Over dat laatste kan ik kort zijn, labbekak(ken) is zeer zeker geen vondst van Willem van den Hout, want dat woord bestaat al sinds het begin van de 17de eeuw. Luisvol ken ik niet. Het staat niet in Grote Van Dale, het komt niet voor in het Woordenboek der Nederlandsche Taal, het wetenschappelijke woordenboek van het Nederlands, en ik heb het ook niet toegestuurd gekregen toen ik voor de rubriek een inventarisatie heb gemaakt van dit soort uitroepen van goedkeuring. Maar goed, misschien zijn er lezers die meer weten. Is dat het geval dan zal ik er een keer op terugkomen.

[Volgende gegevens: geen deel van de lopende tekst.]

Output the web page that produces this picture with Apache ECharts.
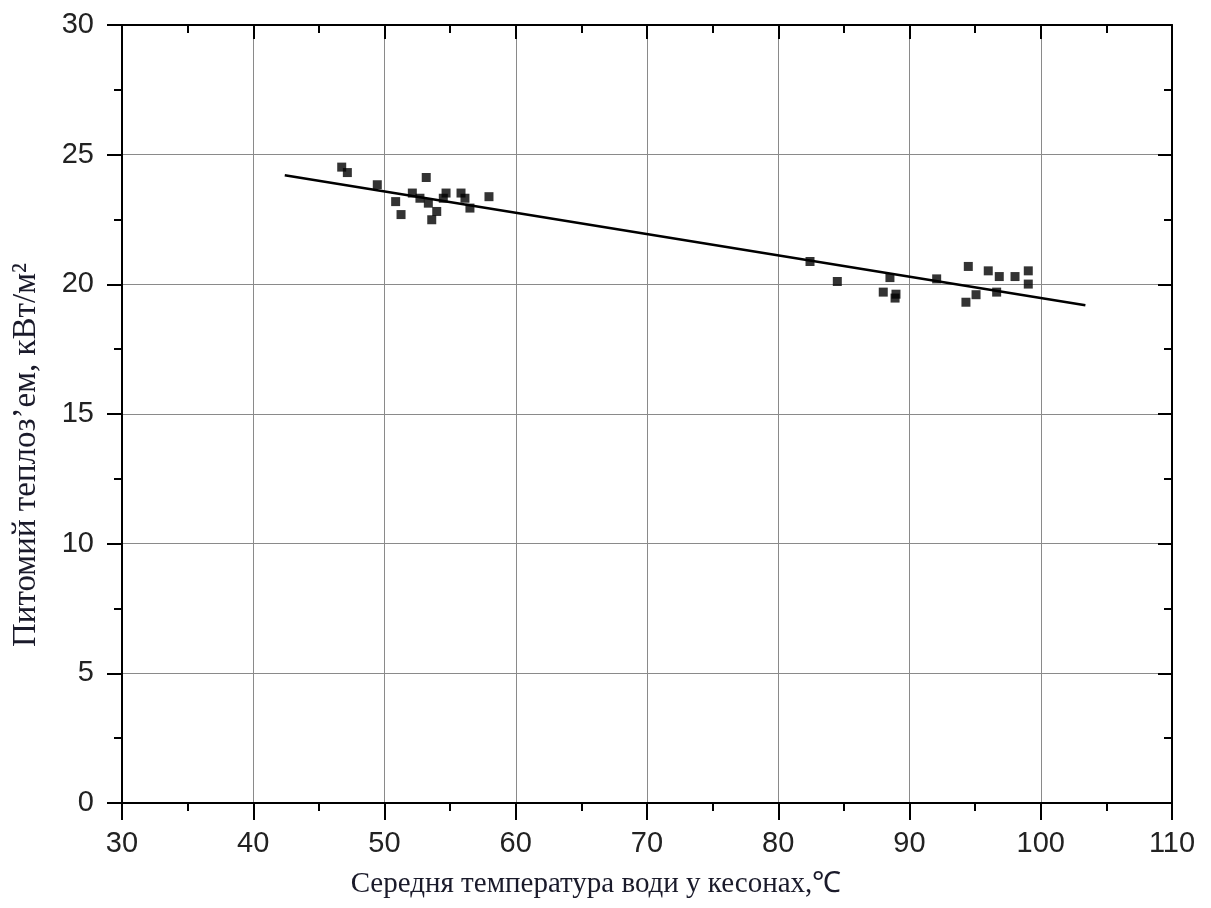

Reacties naar sanders@nrc.nl
19 juni 2003
Luisvol Tot slot een mogelijke oplossing voor de vraag naar de herkomst van luisvol (zie WoordHoek van 19 juni, onderaan). Een lezer die zichzelf omschreef als ‘ruim drie decennia Bob-Eversfan’, schreef: ,,Het lijkt mij waarschijnlijk dat luisvol hier, ook gezien de context, een verbastering of verkorting van luistervol is. Volgens het WNT is luistervol in betekenis gelijk aan luisterrijk.’’ Dit zou inderdaad weleens de oplossing kunnen zijn, want luistervol betekent ondermeer ‘vol schitterend licht, glansrijk’.